For general information on Google Cloud security and compliance, see the security sections of the Google Cloud Platform website and the G Suite website, including the Google Infrastructure Security Design Overview and the public SOC3 audit report.


1 Partner solutions include both solutions offered in Cloud Launcher, as well as products built in collaboration with partners, such as Cloud Dataprep.
2 You can still disable this encryption, for example for HTTP access to Google Cloud Storage buckets.
3 VM-to-Service communications not protected at Layer 7 are still protected at layers 3 and 4
4 TLS 1.3 is not yet finalized. The draft version is implemented only for certain Google domains for testing, such as Gmail.

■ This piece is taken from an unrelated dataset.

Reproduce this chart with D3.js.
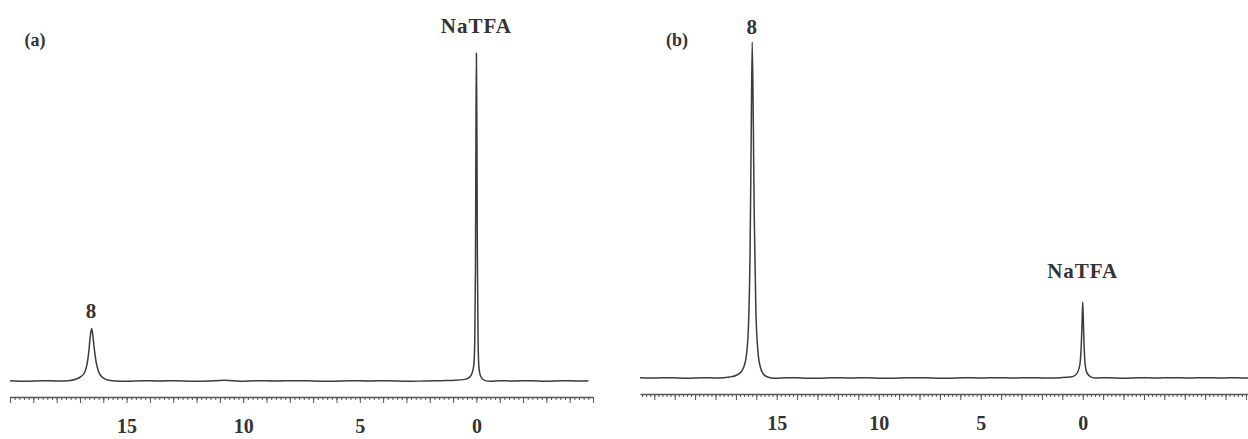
<!DOCTYPE html>
<html lang="en">
<head>
<meta charset="UTF-8">
<title>NMR spectra</title>
<style>
  html, body { margin: 0; padding: 0; background: #fff; }
  svg { display: block; }
  text { font-family: "Liberation Serif", "DejaVu Serif", serif; font-weight: bold; fill: #333; }
  .axis path, .axis line { stroke: #555; }
</style>
</head>
<body>
<svg id="chart" width="1248" height="439"></svg>
<script src="https://d3js.org/d3.v7.min.js"></script>
<script>

// tick labels (ppm)
const tickLabels = [15, 10, 5, 0];

// panel (a) : chemical shift (ppm) and intensity (NaTFA peak = 100)
const ppmA = [20, 19.3, 18.6, 18, 17.5, 17.15, 16.95, 16.8, 16.7, 16.62, 16.56, 16.5, 16.45, 16.38, 16.3, 16.2, 16.05, 15.85, 15.5, 15, 14.3, 13.6, 12.9, 12.2, 11.5, 10.8, 10.1, 9.4, 8.6, 7.8, 7, 6.2, 5.4, 4.6, 3.8, 3, 2.2, 1.5, 0.9, 0.5, 0.3, 0.18, 0.11, 0.07, 0.04, 0.02, 0, -0.02, -0.04, -0.07, -0.1, -0.15, -0.22, -0.35, -0.6, -1, -1.6, -2.3, -3, -3.7, -4.3, -4.8];
const intA = [0.1, -0.1, 0.1, 0, 0.1, 0.6, 1.4, 2.6, 5, 9, 13.5, 16, 14, 9.5, 5.5, 2.8, 1.2, 0.4, 0, -0.1, 0.1, 0, 0.1, -0.1, 0, 0.2, -0.1, 0.1, 0, 0.1, 0, -0.1, 0.1, 0, 0.1, -0.1, 0, 0.1, 0.2, 0.5, 1.1, 2.5, 5, 12, 35, 75, 100, 78, 40, 14, 5, 2.2, 1, 0.2, -0.1, 0.1, 0, 0.1, -0.1, 0.1, 0, 0.1];

// panel (b)
const ppmB = [21.7, 21, 20.2, 19.4, 18.6, 17.9, 17.3, 16.95, 16.75, 16.6, 16.48, 16.38, 16.3, 16.25, 16.2, 16.15, 16.1, 16.02, 15.92, 15.8, 15.65, 15.45, 15.1, 14.5, 13.8, 13, 12.2, 11.4, 10.6, 9.8, 9, 8.2, 7.4, 6.6, 5.8, 5, 4.2, 3.4, 2.6, 1.8, 1.1, 0.6, 0.35, 0.2, 0.12, 0.07, 0.03, 0, -0.03, -0.07, -0.12, -0.2, -0.35, -0.6, -1.2, -2, -2.8, -3.6, -4.4, -5.2, -6, -6.8, -7.5, -8.1];
const intB = [0.1, 0, 0.1, -0.1, 0.1, 0, 0.3, 0.9, 1.8, 3.5, 7, 16, 40, 72, 100, 78, 48, 20, 8, 3.2, 1.2, 0.3, -0.1, 0.1, 0, -0.1, 0.1, 0, 0.1, -0.1, 0, 0.1, 0, -0.1, 0.1, 0, 0.1, 0, 0.1, 0, 0.1, 0.3, 0.9, 2.5, 5, 10, 17, 22.6, 17, 9, 4, 1.6, 0.5, 0, 0.1, -0.1, 0.1, 0, 0.1, 0, 0.1, 0, 0.1, 0];

const panels = [
  { tag: '(a)', ppm: ppmA, val: intA, dom: [20, -5], x0: 10, x1: 593, base: 381, top: 53, axisY: 397,
    tagPos: [35, 46],
    labels: [ { text: '8', ppm: 16.5, y: 318 }, { text: 'NaTFA', ppm: 0, y: 33 } ] },
  { tag: '(b)', ppm: ppmB, val: intB, dom: [21.7, -8.1], x0: 640, x1: 1248, base: 378, top: 42, axisY: 394,
    tagPos: [677, 46],
    labels: [ { text: '8', ppm: 16.2, y: 34 }, { text: 'NaTFA', ppm: 0, y: 278 } ] }
];

const svg = d3.select('#chart');

panels.forEach(function(p) {
  let x = d3.scaleLinear().domain(p.dom).range([p.x0, p.x1]);
  let y = d3.scaleLinear().domain([0, 100]).range([p.base, p.top]);
  let g = svg.append('g');

  // minor ticks every 0.2 ppm
  let lo = Math.min(p.dom[0], p.dom[1]);
  let hi = Math.max(p.dom[0], p.dom[1]);
  let minor = d3.range(Math.ceil(lo * 5), Math.floor(hi * 5) + 1).map(d => d / 5);
  g.append('g')
   .attr('class', 'axis')
   .attr('transform', `translate(0, ${p.axisY})`)
   .call(d3.axisBottom(x).tickValues(minor).tickSize(3).tickSizeOuter(0).tickFormat(''))
   .select('.domain').attr('stroke-width', 1.6);

  // unit ticks
  let units = d3.range(Math.ceil(lo), Math.floor(hi) + 1);
  g.append('g')
   .attr('class', 'axis')
   .attr('transform', `translate(0, ${p.axisY})`)
   .call(d3.axisBottom(x).tickValues(units).tickSize(6).tickSizeOuter(0).tickFormat(''))
   .select('.domain').remove();

  // labelled ticks
  g.append('g')
   .attr('class', 'axis')
   .attr('transform', `translate(0, ${p.axisY})`)
   .call(d3.axisBottom(x).tickValues(tickLabels).tickSize(0).tickPadding(22))
   .call(a => a.select('.domain').remove())
   .selectAll('text')
   .style('font-size', '20px')
   .style('font-family', '"Liberation Serif", serif')
   .attr('fill', '#333');

  // spectrum
  let pts = p.ppm.map((d, i) => [d, p.val[i]]);
  g.append('path')
   .datum(pts)
   .attr('fill', 'none')
   .attr('stroke', '#3c3c3c')
   .attr('stroke-width', 1.5)
   .attr('stroke-linejoin', 'round')
   .attr('d', d3.line()
                .x(d => x(d[0]))
                .y(d => y(d[1]))
                .curve(d3.curveMonotoneX));

  // panel tag
  g.append('text')
   .attr('x', p.tagPos[0])
   .attr('y', p.tagPos[1])
   .attr('text-anchor', 'middle')
   .style('font-size', '18px')
   .text(p.tag);

  // peak labels
  p.labels.forEach(function(l) {
    g.append('text')
     .attr('x', x(l.ppm))
     .attr('y', l.y)
     .attr('text-anchor', 'middle')
     .style('font-size', '21px')
     .style('letter-spacing', '1px')
     .text(l.text);
  });
});

</script>
</body>
</html>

5 Google supports TLS 1.0 for browsers that still use this version of the protocol. Note that any Google site processing credit card information will no longer support TLS 1.0 by July 2018 when Payment Card Industry (PCI) compliance requires its deprecation.
6 For details on QUIC, see https://www.chromium.org/quic.
7, 8, 9 For backwards compatibility with some legacy operating systems, we support 3DES, SHA1 and MD5
10 In the case of chained certificates, the CA is transitively trusted.
11 This could be either a session ticket (RFC 5077) or a session ID (RFC 5246).
12 The control plane is the part of the network that carries signalling traffic and is responsible for routing.
13 Previously, other protocols were used but are now deprecated. Less than 1% of jobs use these older protocols.
14 Datagram TLS (DTLS) provides security for datagram-based applications by allowing them to communicate in a way that prevents eavesdropping and tampering.
15 Internet Key Exchange (IKE) is the protocol used to set up a security association in the IPsec protocol suite.
16 HMAC-SHA-1 is not broken by a SHA-1 collision, such as the SHAttered collision Google researchers found.
17 For G Suite enterprise, this isn’t shown in the UI. Domain administrators can examine data for their domain using Email Log Search.
18 HTTPS Strict Transport Protocol is a mechanism enabling web sites to declare themselves accessible only via secure connections and/or for users to be able to direct their user agent(s) to interact with given sites only over secure connections.
19 Secure origins are connections that match certain scheme, host, or port patterns.